En fin politique, une fois encore, il usa de ses relations et devint moine à Cluny vers 1134 et y mourut en 1137, quelques temps avant l'érection de Joug-Dieu en abbaye.
Ce fut son fils, Humbert III qui le remplaça, mais du fait de son très jeune âge, à peine 20 ans, de son inexpérience, il commit des imprudences et des erreurs qui amenèrent les voisins à trouver l'occasion favorable pour récupérer les conquêtes de Guichard III.
Le vieillard dût sortir de Cluny, reprendre les armes et très rapidement reconquérir les terrains perdus par son fils et retourner ensuite à Cluny pour y finir ses jours.
Archimbaud III qui était à la tête des seigneurs frondeurs, constatant son échec et tous ceux antérieurs de sa vie, sentant sa fin prochaine, veut "sauver son âme" et décide de partir en pèlerinage à Jérusalem.
Mais comme il fallait des sommes importantes pour partir, Archimbaud III donne et cède à Humbert III tout ce qu'il possédait rive droite de la Loire, dans la plaine, dans les montagnes, en bois, eaux, fiefs, serviteurs et servantes, moyennant 600 sols forts monnaie de Lyon et 3 marcs d'argent. Cet acte fut signé début 1137 à Azoles, dans la chambre de Durand de Marchamps, chevalier et prévôt de Propières pour le seigneur de Beaujeu.
Ceci n'étant pas suffisant, il met en gage les terres de Chevagny le Lombard, pour 5 100 sols de Cluny, avec la condition qu'en cas de décès sans héritier direct, aucune autre personne que Humbert III ne pourrait racheter les biens engagés.
Enfin, Archimbaud engagea le mas d'Arfeuil d'Artaud Morel (dont les ancêtres "Girbadus et Artaltus Morel " avaient participé en 1065, à la fondation de Saint Rigaud) pour 1390 sous de Cluny, qui fut racheté par Humbert III en 1140, à Proprières, à la tour d'Azoles, pour 2 100 sous de Cluny au fils d'Archimbaud III.
En 1137, Archimbaud III part à Jérusalem dont il ne revint jamais et c’est son fils, Artaud IV, ne valant pas mieux que son père qui succéda à la tête de la Vicomté.

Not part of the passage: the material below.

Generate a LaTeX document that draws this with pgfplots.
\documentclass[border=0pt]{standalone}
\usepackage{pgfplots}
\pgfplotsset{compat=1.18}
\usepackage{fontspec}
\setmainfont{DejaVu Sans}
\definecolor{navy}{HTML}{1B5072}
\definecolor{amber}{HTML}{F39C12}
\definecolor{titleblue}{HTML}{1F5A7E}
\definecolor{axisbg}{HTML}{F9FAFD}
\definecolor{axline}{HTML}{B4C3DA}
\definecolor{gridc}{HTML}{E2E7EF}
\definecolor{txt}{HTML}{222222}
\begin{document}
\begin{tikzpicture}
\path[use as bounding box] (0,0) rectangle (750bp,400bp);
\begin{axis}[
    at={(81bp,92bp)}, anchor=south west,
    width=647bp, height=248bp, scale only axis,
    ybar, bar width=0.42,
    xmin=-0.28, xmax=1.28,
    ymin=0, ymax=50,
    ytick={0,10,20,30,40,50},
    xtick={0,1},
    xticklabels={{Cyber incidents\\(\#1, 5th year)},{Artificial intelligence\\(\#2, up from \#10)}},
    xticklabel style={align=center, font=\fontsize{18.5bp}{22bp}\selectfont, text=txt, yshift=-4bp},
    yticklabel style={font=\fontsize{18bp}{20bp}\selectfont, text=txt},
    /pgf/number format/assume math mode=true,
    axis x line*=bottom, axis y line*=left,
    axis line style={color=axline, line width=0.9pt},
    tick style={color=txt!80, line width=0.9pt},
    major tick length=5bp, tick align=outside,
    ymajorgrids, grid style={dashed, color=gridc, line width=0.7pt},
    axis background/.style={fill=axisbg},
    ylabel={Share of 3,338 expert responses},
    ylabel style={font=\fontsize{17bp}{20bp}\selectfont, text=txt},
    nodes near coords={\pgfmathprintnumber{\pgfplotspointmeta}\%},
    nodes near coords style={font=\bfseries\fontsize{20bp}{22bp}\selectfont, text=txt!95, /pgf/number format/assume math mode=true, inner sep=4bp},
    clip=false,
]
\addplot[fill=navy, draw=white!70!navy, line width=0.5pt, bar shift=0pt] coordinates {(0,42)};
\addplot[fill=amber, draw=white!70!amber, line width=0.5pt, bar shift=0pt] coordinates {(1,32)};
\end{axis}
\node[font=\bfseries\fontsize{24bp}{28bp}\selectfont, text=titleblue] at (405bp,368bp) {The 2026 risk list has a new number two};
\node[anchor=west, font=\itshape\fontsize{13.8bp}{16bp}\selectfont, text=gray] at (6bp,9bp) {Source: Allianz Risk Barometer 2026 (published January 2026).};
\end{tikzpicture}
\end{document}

(*) Comme souvent à cette époque, la charte de fondation est le fruit de l’imagination d'un moine du XVI me siècle, qui montre Guichard III rêvant "six hommes, le joug au cou, tirant une charrue et dirigés par le Saint Abbé de Tiron, Bernard, pour tracer un sillon droit. A mesure qu'ils avancent, sortent de terre des fruits en abondance".

(*) on dirait maintenant sa "résidence secondaire"

(*) fils successeur de Guichard III, mort juste avant.

Chapitre IV — Premier tiers du XII me siècle.

Lutte d’influence entre Beaujeu et Dun

(*) Ils n'hésitèrent pas à lui céder leurs héritages, libres et indépendants (en alleu) pour les recevoir aussitôt de Guichard III, dépendants et inféodés (en fief). Les propriétaires sans armes abdiquèrent donc leur indépendance pour conserver leur sécurité et devinrent "hommes liges" de Guichard III, liant leurs intérêts aux siens, sûrs ainsi d'être bien protégés et défendus. C'est l'inféodation : il y a sujétion de la part de celui qui se fait feudataire, alors que pour celui qui a repris "en alleu" il n'y a pas acquisition, mais extension de suzeraineté.

Cette féodalité se développa tout au long du XIIème siècle où l'alleu se transforme en fief.

(*) Comme le note Pierre le Vénérable "Guichard III utilisa ses avantages, non pour le service de Dieu, mais pour assouvir son orgueil en consumant aussi la plupart de ses jours dans l'ambition et la vanité du monde, avec un labeur infini, comme l'araignée qui tisse sa toile".